Climate change must be examined over decades, not years
There has been a lot of nonsense written about the lack of much if any warming over the last few years. It’s not a new argument — in fact, I blogged about it here — but like an axe-wielding psycho from a cheap horror flick, it just keeps coming back.
At times like this, it is always useful to look at the data. The figure below shows the temperature anomalies (relative to the 1961-1991 average) from 1850 to 2007. The data are the Hadley HadCRUT3v analysis.
As you can see, 1998 was an extremely hot year, mainly due to the presence of the biggest El Niño of the 20th century. Depending on which data set you use, 2005 may or may not have been hotter. My guess is that 2005 was basically a statistical tie with 1998. Other years since 1998 have not reached the lofty warmths of 1998 and 2005.
A close look at the plot shows that this situation is not abnormal.

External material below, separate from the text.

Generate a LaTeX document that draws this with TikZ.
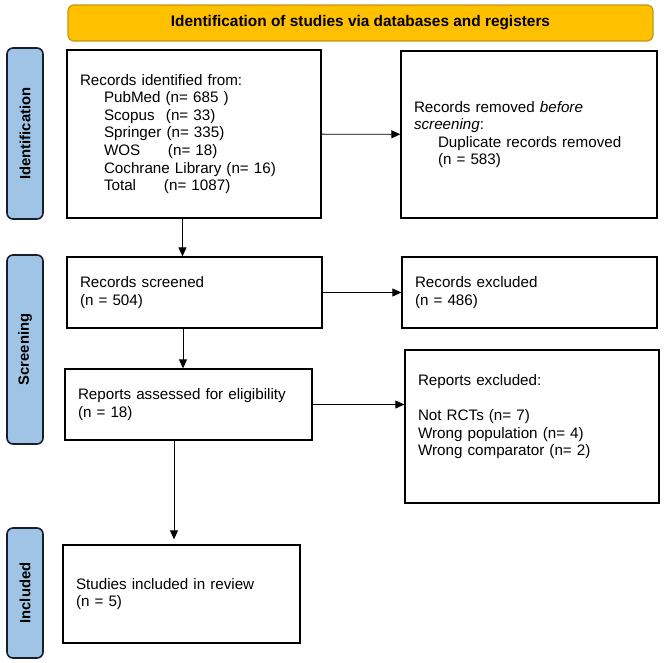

In fact, global warming has stopped repeatedly over the last 150 years — meaning that there are many instances when the temperature reached a maximum that took many years to surpass.
The reason is clear. A warming rate of 3 degrees C per century corresponds to an annual average rate of warming of 0.03 degrees C per year. At the same time, interannual variability, such as El Niño events, are of the order of 1 degree C per year. Thus, over short time scales, the slow upward trend can be completely swamped by the large year-to-year variability.
Over the course of several decades, however, the slow warming trend dominates, and you end up with significant warming. Thus, to determine if global warming is occurring, you have to look at time periods of decades, not years.